Nested Syntax: Brackets vs Begin/End vs Indentation

By Xah Lee. Date: . Last updated: .

Here's 3 programing language syntax for nesting.

Bracket style:

[11, [21, 22], 31]

Begin/End style:

begin 11, begin 21, 22 end , 31 end

Indentation style:

11
 21
 22
31

which is better?

Of all characters, there's a unique property of brackets such as ( ) [ ] { }. [see Unicode: Brackets, Quotes «»「」【】《》] Namely, they embed info on matching another char in text. This means, any editor, language, or parser, can trivially extract such info. Lisp uses this to advantage, and from it came widely praised lisp macros. Similar with JSON.

languages that use {begin, end}, such as {Ruby, Pascal}, means there need to be semantic info added to such string, and a lot work for parser or text editor to understand the nesting structure. Also, the nesting structure is less easy to recognize visually than brackets.

languages using indentation for blocks and nesting, such as {Python, Haskell, HAML, YAML, Slim} is non-trivial to parse. It requires a dedicated parser to understand the nesting.

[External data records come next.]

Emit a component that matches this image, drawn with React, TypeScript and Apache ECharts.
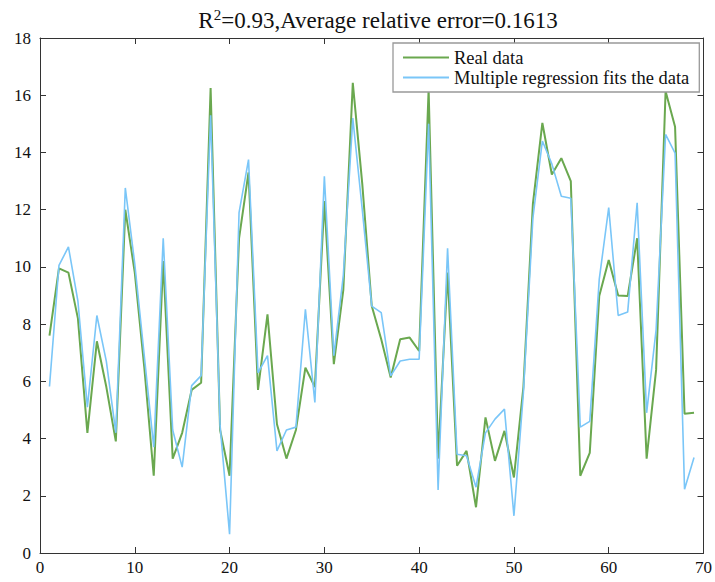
import React, { useEffect, useRef } from "react";
import * as echarts from "echarts";

const xValues: number[] = Array.from({ length: 69 }, (_, i) => i + 1);

const realData: number[] = [
  7.6, 9.95, 9.8, 8.2, 4.2, 7.4, 5.8, 3.9, 12.0, 9.8,
  6.5, 2.7, 10.2, 3.3, 4.2, 5.7, 5.95, 16.25, 4.3, 2.7,
  11.0, 13.3, 5.7, 8.34, 4.5, 3.3, 4.3, 6.48, 5.8, 12.3,
  6.6, 9.2, 16.43, 12.9, 8.63, 7.47, 6.13, 7.47, 7.53, 7.06,
  16.2, 3.3, 9.8, 3.05, 3.57, 1.6, 4.74, 3.22, 4.27, 2.64,
  5.8, 12.2, 15.03, 13.23, 13.8, 13.0, 2.7, 3.5, 8.98, 10.24,
  9.0, 8.98, 11.0, 3.3, 6.4, 16.14, 14.9, 4.87, 4.9,
];

const fitData: number[] = [
  5.82, 10.05, 10.7, 8.8, 5.1, 8.3, 6.7, 4.2, 12.76, 10.1,
  6.9, 3.7, 11.0, 4.3, 3.0, 5.85, 6.2, 15.3, 4.45, 0.66,
  11.9, 13.75, 6.3, 6.9, 3.57, 4.3, 4.4, 8.52, 5.26, 13.17,
  6.9, 9.7, 15.2, 12.0, 8.63, 8.4, 6.19, 6.71, 6.77, 6.77,
  15.0, 2.2, 10.65, 3.45, 3.4, 2.3, 4.2, 4.68, 5.03, 1.3,
  5.6, 11.7, 14.4, 13.6, 12.47, 12.4, 4.4, 4.6, 9.56, 12.07,
  8.3, 8.42, 12.24, 4.9, 7.8, 14.63, 13.98, 2.23, 3.34,
];

const xTicks: number[] = [0, 10, 20, 30, 40, 50, 60, 70];
const yTicks: number[] = [0, 2, 4, 6, 8, 10, 12, 14, 16, 18];

const seriesNames: string[] = ["Real data", "Multiple regression fits the data"];

export default function App() {
  const ref = useRef<HTMLDivElement>(null);

  useEffect(() => {
    if (!ref.current) return;
    const chart = echarts.init(ref.current, null, { renderer: "svg" });
    const font = "Liberation Serif";
    const axisCommon = {
      axisLine: { show: true, onZero: false, lineStyle: { color: "#333", width: 1 } },
      axisTick: { show: true, inside: true, length: 6, lineStyle: { color: "#333" } },
      splitLine: { show: false },
    };
    chart.setOption({
      animation: false,
      backgroundColor: "#fff",
      title: {
        text: "R{sup|2}=0.93,Average relative error=0.1613",
        left: 373,
        textAlign: "center",
        top: 2,
        textStyle: {
          fontFamily: font,
          fontSize: 23,
          fontWeight: "normal",
          color: "#111",
          rich: {
            sup: { fontSize: 15, fontFamily: font, color: "#111", verticalAlign: "top", padding: [0, 0, 12, 0] },
          },
        },
      },
      legend: {
        orient: "vertical",
        left: 393,
        top: 43,
        itemWidth: 46,
        itemHeight: 2,
        itemGap: 1,
        padding: [5, 10, 5, 10],
        borderColor: "#999",
        borderWidth: 1.3,
        backgroundColor: "#fff",
        icon: "rect",
        textStyle: { fontFamily: font, fontSize: 18.5, color: "#111", padding: [0, 0, 0, 0] },
        data: seriesNames,
      },
      grid: { left: 40, right: 9, top: 38, bottom: 29, containLabel: false },
      xAxis: [
        {
          type: "value",
          min: 0,
          max: 70,
          interval: 10,
          position: "bottom",
          ...axisCommon,
          axisLabel: {
            fontFamily: font,
            fontSize: 17,
            color: "#111",
            margin: 6,
            customValues: xTicks,
          },
        },
        {
          type: "value",
          min: 0,
          max: 70,
          interval: 10,
          position: "top",
          ...axisCommon,
          axisLabel: { show: false },
        },
      ],
      yAxis: [
        {
          type: "value",
          min: 0,
          max: 18,
          interval: 2,
          position: "left",
          ...axisCommon,
          axisLabel: {
            fontFamily: font,
            fontSize: 17,
            color: "#111",
            margin: 9,
            customValues: yTicks,
          },
        },
        {
          type: "value",
          min: 0,
          max: 18,
          interval: 2,
          position: "right",
          ...axisCommon,
          axisLabel: { show: false },
        },
      ],
      series: [
        {
          name: seriesNames[0],
          type: "line",
          data: xValues.map((x, i) => [x, realData[i]]),
          showSymbol: false,
          symbol: "none",
          lineStyle: { color: "#6aa84f", width: 2 },
          itemStyle: { color: "#6aa84f" },
          z: 2,
        },
        {
          name: seriesNames[1],
          type: "line",
          data: xValues.map((x, i) => [x, fitData[i]]),
          showSymbol: false,
          symbol: "none",
          lineStyle: { color: "#7ac6f8", width: 1.6 },
          itemStyle: { color: "#7ac6f8" },
          z: 3,
        },
      ],
    });
    return () => chart.dispose();
  }, []);

  return <div ref={ref} style={{ width: 715, height: 582, position: "absolute", left: 0, top: 0 }} />;
}
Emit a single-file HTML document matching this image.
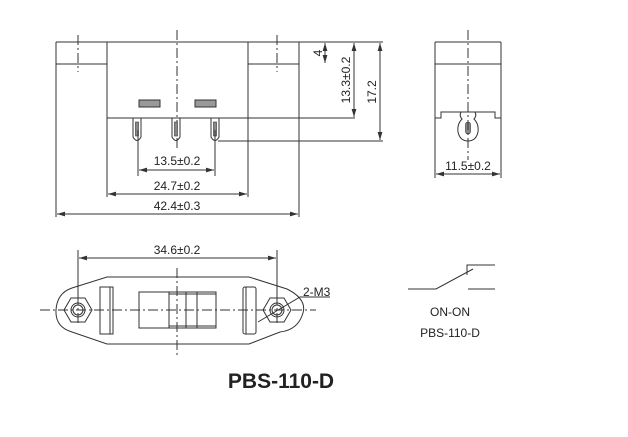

Indentation syntax is also complex, prone to invalid syntax, because the nesting info must be embedded in each and every line of a nested structure.

Indentation syntax has another problem, which is most serious: Namely, it mixes semantic and syntactical info. The source code is hard-formatted in one fixed way, and must always be manually formatted. For a damage due to this, see: Why Python Lambda is Broken and Can't be Fixed.